Hum and Noise: It seems like there is a lot of talk and problems associated with hum and noise so lets go over these. I am an electronic engineer that specializes in music reproduction. I primarily make and design tube guitar amps, audio and digital audio products.

Ground Loops: This term came to be used for say you have your pedal board plugged into an outlet A and your amp into outlet B. Their common ground maybe at the panel and the hum that is caused is because there is an imbalance of current at the ground and that is now radiating through your system. See with single ended connection (i.e. TS) the ground is the reference for everything signal flowing through your rig.

Now this kind of hum can also be caused by the amplifier power transformer being wired inverted. Use a orange cheater plug and flip the power to see if the hum goes away.

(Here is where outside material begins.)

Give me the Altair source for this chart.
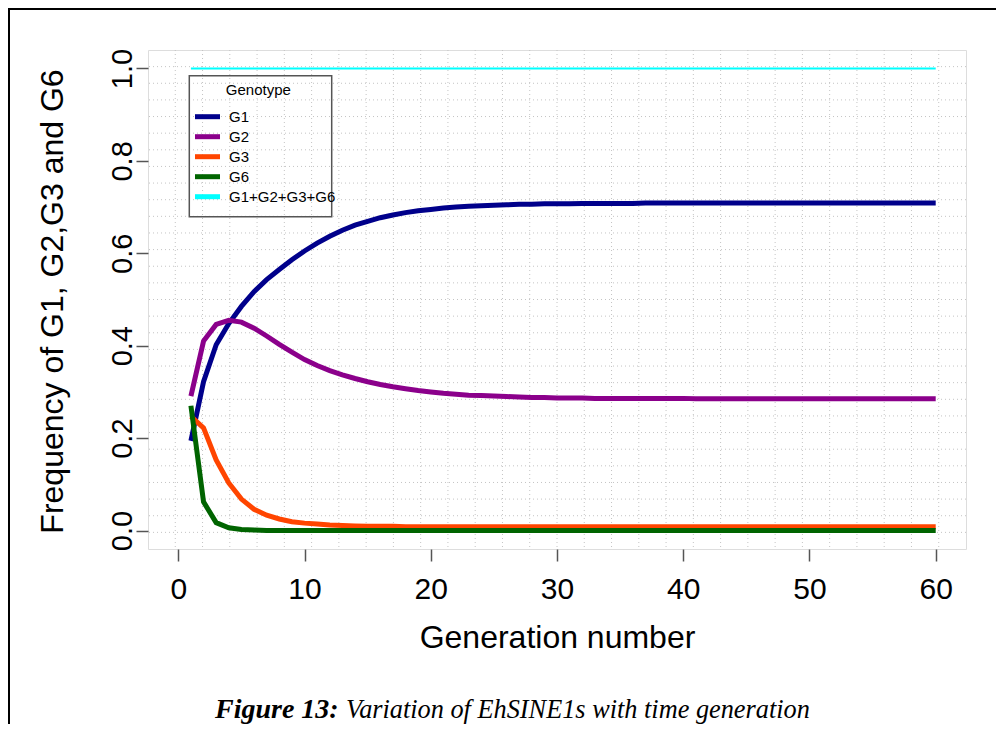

Hum can also be caused by using a single outlet on your pedal board and daisy chaining that supply to numerous pedals. Not enough isolation is the cause of this problem. Some pedal companies (including some of my designs) have isolators built in such as the GigRig Isolator or Noise Cancelling Filter. Most pedals do not have isolated power.

Hum resides at either the root frequency of your mains (i.e. 50 or 60Hz) or 2x that frequency. If you hear 2x the frequency (i.e. 100Hz or 120Hz) then this is sometimes caused by your amp or power supply because most power is derived by what is called full wave rectification. Kind of like an octave up pedal, it multiples the frequency by 2 and smooths that into a DC voltage.

The best way to solve these problems is not very fast. Plug your guitar or bass directly into the amp. No hum then it is probably something leading up to your amp. If you have hum here then it is probably either some wrong with your amp, poor design or so much gain that anything close to the amp is being amplified.

Side Note Gain: Guitars put out very low signals, most companies represent a guitar as 10mvAc RMS output, but Barenaked Ladies front man Ed Robertson owns a Dennis Fano made guitar (#1) that outputs almost a volt. Anyway… So lets say you have a 25W amplifier then the gain required for full output is 1414 or 63dB. That is a crazy amount of gain so noise is a big problem for guitar rigs. Anything in and around and amplified that much will be crazy.

So back to solving these problems: isolate you pedal board and plug in pedals one at a time until the problem starts. Yes I know this is a pain in the ### but really that is what needs to be done. Look at your powering of your pedals if daisy chained then try an isolator. Solving hum with an active pedal should really be your last step. There are a lot of isolated power supplies but they are not really isolated. Yes they offer regulated separate outputs but most of them have common ground. I am waiting for someone to wind a power transformer with X# of secondaries to make a completely isolated power system. On your pedal board you have both a signal ground and a power ground that are tied together. So in some cases you are creating tiny ground loops on your pedal board. Again noise x 1000 = loud noise!

The key is isolation and sometimes that means a transformer. Which is how GigRig’s HumDinger works. Take a look at Dan’s work over at GigRig and how the power is taken from a single output and feed to a distributor that feeds isolators that feeds pedals.

High frequency noise: Lets face it we live in a world of RF these days with Cellular, WIFI, Bluetooth, switching wall warts you name it. Power is at an all time dirty. Plus again we are amplifying everything by a 1000 or more. Amplifiers that have tube rectifiers will block a lot of this. But cables, high gain pedals, switching supplies, DSP pedals (yes processor make noise) are all possible sources of this noise before it even hits the amplifier. Fuzz pedals and overdrive pedals are boosting the signal high enough to overcome the diode effect to creating clipping. That is enough to make some pretty nasty noise. If the pedal designer chooses to filter say high frequency energy then it changes the character of the pedal. Tube pedals that have DC to DC switching supplies inside (and yes all good ones do this). I would say powering Tube pedals from a separate supply is a really good idea in most cases. I made one that draws 32ma (based on the 6418 directly heated tube) and that works just fine in my system. But think of it this way…. any 12A(X, Y, T, U)7 tube is going to draw 300ma for the filament itself. Then you have to boost the 9V (or 12 in some cases) up too what 150-250V that takes a lot of current. So maybe any pedal that draws between 250-500ma should be powered from a separate power supply. This may not always be true but with testing may prove to solve your problem.

Know your pedals: Make a spread sheet or less geeky cheat sheet with all the power requirements and make sure your power source can handle it.